The day Dr Joe and I arrived in Colombo from Manila I phoned the President of the Sri Lanka Rugby Union, as I was their New Zealand Liaison Officer. My task was to send them New Zealand rugby coaching materials.
Kavan Rambukwelle said, “I will call for you in one hour. We have a tournament you should see.”
Having just arrived, I soon found myself sitting at the official party, sitting with the President of the Rugby Union and beside the Minister of Youth Affairs and Sport. We were surrounded by heavily armed guards and got to watch a tournament played by four leading College rugby first fifteens. They played good rugby, well worth watching.
The next morning I rose early and went for a walk. When working away from home I have my favourite walks. In Colombo, it’s along the waterfront in an area known as the Galle Face Common.
It’s interesting to meet the same touts who have been on the same beat for years. There were two well-dressed, well-spoken men who walked this beat. They fell into step beside you and enquired, “Where are you from?”After a few minutes of conversation, they explained that they were teachers at a school for the deaf. Their final act was to pull out an ‘official ‘ receipt book showing all the good folk who had made a contribution to this ‘worthy ‘ cause. They ended up with “Would you like to make a contribution sir?”
They were very convincing and professional at their job. But I had seen them at work on their beat on previous visits.
My next problem was how I was to get to Kandy some 116 km from Colombo. Because of a heavy curfew all public transport was cancelled – no busses no trains. Dr Joe recommended that I hire a taxi for a week but that sounded too expensive for my liking.
I discussed my problem with Kavan and he said he would take me to Kandy by car, as he needed to see how his tea plantation was doing after a terrorist raid in the area.
In August 1989 there was a heavy curfew due to the civil war between 10pm and 4am. The army tended to shoot on sight if people were out at night.
On a positive note, this suited the wives because it meant their husbands drank less and they got home early from social events. They also kept their cars in better condition to avoid breakdowns in the evenings.
Kavan called for me the next morning at about 5 am. We travelled with the interior light on in the car because of trigger-happy security forces.
Soon after leaving Colombo, we saw some burning houses and bodies strewn about. Kavan murmured something about the security forces having been active during the night. However, we had a comfortable four-hour trip to his home, which was about 20 km out of Kandy.
When we arrived we found terrorists had cut off the power to his house. When Kavan appeared the guard resigned on the spot as his dog had been shot and his life threatened.
The head office of the Department of Agriculture was at Peridenya, a village close to Kandy where the famous gardens and the university were situated.

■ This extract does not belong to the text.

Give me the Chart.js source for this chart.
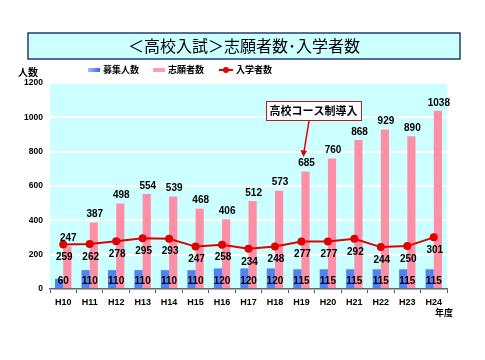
<!DOCTYPE html>
<html lang="ja">
<head>
    <meta charset="UTF-8">
    <title>高校入試 志願者数・入学者数</title>
    <script src="https://cdn.jsdelivr.net/npm/chart.js"></script>
    <style>
        body { margin: 0; background: #ffffff; }
        #grafico { display: block; }
    </style>
</head>
<body>
    <canvas id="grafico" width="485" height="360"></canvas>

    <script>
        // Datos
        const nendo = ['H10', 'H11', 'H12', 'H13', 'H14', 'H15', 'H16', 'H17', 'H18', 'H19', 'H20', 'H21', 'H22', 'H23', 'H24'];
        const boshu = [60, 110, 110, 110, 110, 110, 120, 120, 120, 115, 115, 115, 115, 115, 115];
        const shigan = [247, 387, 498, 554, 539, 468, 406, 512, 573, 685, 760, 868, 929, 890, 1038];
        const nyugaku = [259, 262, 278, 295, 293, 247, 258, 234, 248, 277, 277, 292, 244, 250, 301];
        const yTicks = [0, 200, 400, 600, 800, 1000, 1200];

        const titulo = '＜高校入試＞志願者数･入学者数';
        const nota = '高校コース制導入';
        const fuenteJp = '"Noto Sans CJK JP", sans-serif';
        const fuenteNum = '"Liberation Sans", Arial, sans-serif';

        // Fondo del área del gráfico
        const fondoPlugin = {
            id: 'fondo',
            beforeDraw(chart) {
                const { ctx, chartArea: a } = chart;
                ctx.save();
                ctx.fillStyle = '#ccffff';
                ctx.fillRect(a.left, a.top, a.right - a.left, a.bottom - a.top);
                ctx.restore();
            }
        };

        // Etiquetas de valores
        const etiquetasPlugin = {
            id: 'etiquetas',
            afterDatasetsDraw(chart) {
                const { ctx, chartArea: a, scales } = chart;
                ctx.save();
                ctx.font = 'bold 10px ' + fuenteNum;
                ctx.fillStyle = '#000';
                ctx.textAlign = 'center';
                ctx.textBaseline = 'middle';
                const mPink = chart.getDatasetMeta(1);
                const mLine = chart.getDatasetMeta(2);
                nendo.forEach((n, i) => {
                    const cx = scales.x.getPixelForValue(i);
                    ctx.fillText(String(boshu[i]), cx, a.bottom - 8);
                    const p = mPink.data[i];
                    ctx.fillText(String(shigan[i]), p.x + 1, p.y - 8);
                    const l = mLine.data[i];
                    ctx.fillText(String(nyugaku[i]), l.x + 1, l.y + 13);
                });
                ctx.restore();
            }
        };

        // Título, leyenda, nota y textos sueltos
        const adornosPlugin = {
            id: 'adornos',
            afterDraw(chart) {
                const { ctx, scales } = chart;
                ctx.save();
                // título
                ctx.fillStyle = '#ccffff';
                ctx.fillRect(28, 33, 432, 26);
                ctx.strokeStyle = '#203c78';
                ctx.lineWidth = 1.5;
                ctx.strokeRect(28, 33, 432, 26);
                ctx.fillStyle = '#000';
                ctx.font = '16px ' + fuenteJp;
                ctx.textAlign = 'center';
                ctx.textBaseline = 'middle';
                ctx.fillText(titulo, 244, 46);

                // leyenda
                ctx.font = 'bold 9px ' + fuenteJp;
                ctx.textAlign = 'left';
                let g = ctx.createLinearGradient(88, 0, 100, 0);
                g.addColorStop(0, '#9ec0ff');
                g.addColorStop(1, '#3565ee');
                ctx.fillStyle = g;
                ctx.fillRect(88, 68, 12, 4);
                ctx.fillStyle = '#ff9db0';
                ctx.fillRect(153, 68, 12, 4);
                ctx.strokeStyle = '#e00000';
                ctx.lineWidth = 2;
                ctx.beginPath();
                ctx.moveTo(219, 70);
                ctx.lineTo(233, 70);
                ctx.stroke();
                ctx.fillStyle = '#e00000';
                ctx.beginPath();
                ctx.arc(226, 70, 3, 0, Math.PI * 2);
                ctx.fill();
                ctx.fillStyle = '#000';
                ctx.fillText('募集人数', 103, 70);
                ctx.fillText('志願者数', 168, 70);
                ctx.fillText('入学者数', 236, 70);

                // ejes
                ctx.font = 'bold 10px ' + fuenteJp;
                ctx.fillText('人数', 18, 72);
                ctx.font = 'bold 9px ' + fuenteJp;
                ctx.textAlign = 'center';
                ctx.fillText('年度', 444, 313);

                // nota con flecha
                ctx.fillStyle = '#ffffff';
                ctx.fillRect(266, 101, 95, 19);
                ctx.strokeStyle = '#b02020';
                ctx.lineWidth = 1;
                ctx.strokeRect(266.5, 101.5, 95, 19);
                ctx.fillStyle = '#000';
                ctx.font = 'bold 11px ' + fuenteJp;
                ctx.fillText(nota, 313.5, 111);
                const tx = scales.x.getPixelForValue(9) + 2;
                ctx.strokeStyle = '#dd0000';
                ctx.fillStyle = '#dd0000';
                ctx.lineWidth = 1.5;
                ctx.beginPath();
                ctx.moveTo(309, 121);
                ctx.lineTo(tx + 0.5, 152);
                ctx.stroke();
                ctx.beginPath();
                ctx.moveTo(tx, 157);
                ctx.lineTo(tx - 3, 150);
                ctx.lineTo(tx + 3.5, 151);
                ctx.closePath();
                ctx.fill();
                ctx.restore();
            }
        };

        new Chart(document.getElementById('grafico'), {
            type: 'bar',
            data: {
                labels: nendo,
                datasets: [
                    {
                        label: '募集人数',
                        data: boshu,
                        backgroundColor: '#5282f2',
                        borderWidth: 0,
                        categoryPercentage: 0.62,
                        barPercentage: 1,
                        order: 2
                    },
                    {
                        label: '志願者数',
                        data: shigan,
                        backgroundColor: '#ff8fa6',
                        borderWidth: 0,
                        categoryPercentage: 0.62,
                        barPercentage: 1,
                        order: 2
                    },
                    {
                        type: 'line',
                        label: '入学者数',
                        data: nyugaku,
                        borderColor: '#e00000',
                        backgroundColor: '#e00000',
                        borderWidth: 2,
                        pointRadius: 4,
                        pointBackgroundColor: '#e00000',
                        pointBorderWidth: 0,
                        tension: 0,
                        order: 1
                    }
                ]
            },
            options: {
                responsive: false,
                animation: false,
                layout: { padding: { top: 83, left: 0, right: 38, bottom: 0 } },
                plugins: {
                    legend: { display: false },
                    tooltip: { enabled: false }
                },
                scales: {
                    x: {
                        afterFit(scale) { scale.height = 71; },
                        grid: { display: true, drawOnChartArea: false, drawTicks: true, tickLength: 4, color: '#555', offset: true },
                        border: { color: '#666', width: 1.5 },
                        ticks: { color: '#000', font: { family: fuenteNum, size: 9, weight: 'bold' }, padding: 4 }
                    },
                    y: {
                        min: 0,
                        max: 1200,
                        afterFit(scale) { scale.width = 50; },
                        afterBuildTicks(scale) { scale.ticks = yTicks.map(v => ({ value: v })); },
                        grid: { color: '#ffffff', lineWidth: 2, drawTicks: false },
                        border: { display: false },
                        ticks: {
                            color: '#000',
                            font: { family: fuenteNum, size: 8.5, weight: 'bold' },
                            padding: 7,
                            callback: v => String(v)
                        }
                    }
                }
            },
            plugins: [fondoPlugin, etiquetasPlugin, adornosPlugin]
        });
    </script>
</body>
</html>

These gardens had been Lord Mountbatten’s military headquarters during the Second World War and now held the head office of the Horticulture Division of the Department of Agriculture.
I was staying at the Suisse Hotel and my friend Professor Ravi Sangakkara called for me each day and took me to the university. I walked to the Department buildings and returned each evening back to the university to get a ride back to my hotel.
As soon as I arrived I.M. Gunawardena, automatically took control and organised all my appointments and transport details. He had been one of my assistants during my 1976 visit and had also stayed with us in Wellington during a training visit.
All went well. Kavan even organised a ride back to Colombo for me. I was collected by Roy de Silva the President of the Asian Olympic Committee who was heading off to a meeting.
I flew back to Manila and spent the following two weeks preparing my report for the Asian Development Bank.
On the way home I went via Darwin to visit our daughter Lynette and her partner Milton Andrews, our book designer. Milton had booked me into a small backpackers tour of the Kakadu National Park . Because I was the oldest member of the party my role was to light the fires each day to cook our meals.
I was shocked when I returned to Darwin to read in the local paper a Reuter report of the killing that had taken place at the Peradeniya University, the place I had been visiting twice a day.
It read;
On Wednesday, rebels gunned down T.E. Nagahawatte , a volunteer army captain and assistant registrar of Peradeniya University. The next day, 18 men were beheaded and their heads placed around the pond on the campus, near Kandy. The corpses were scatted.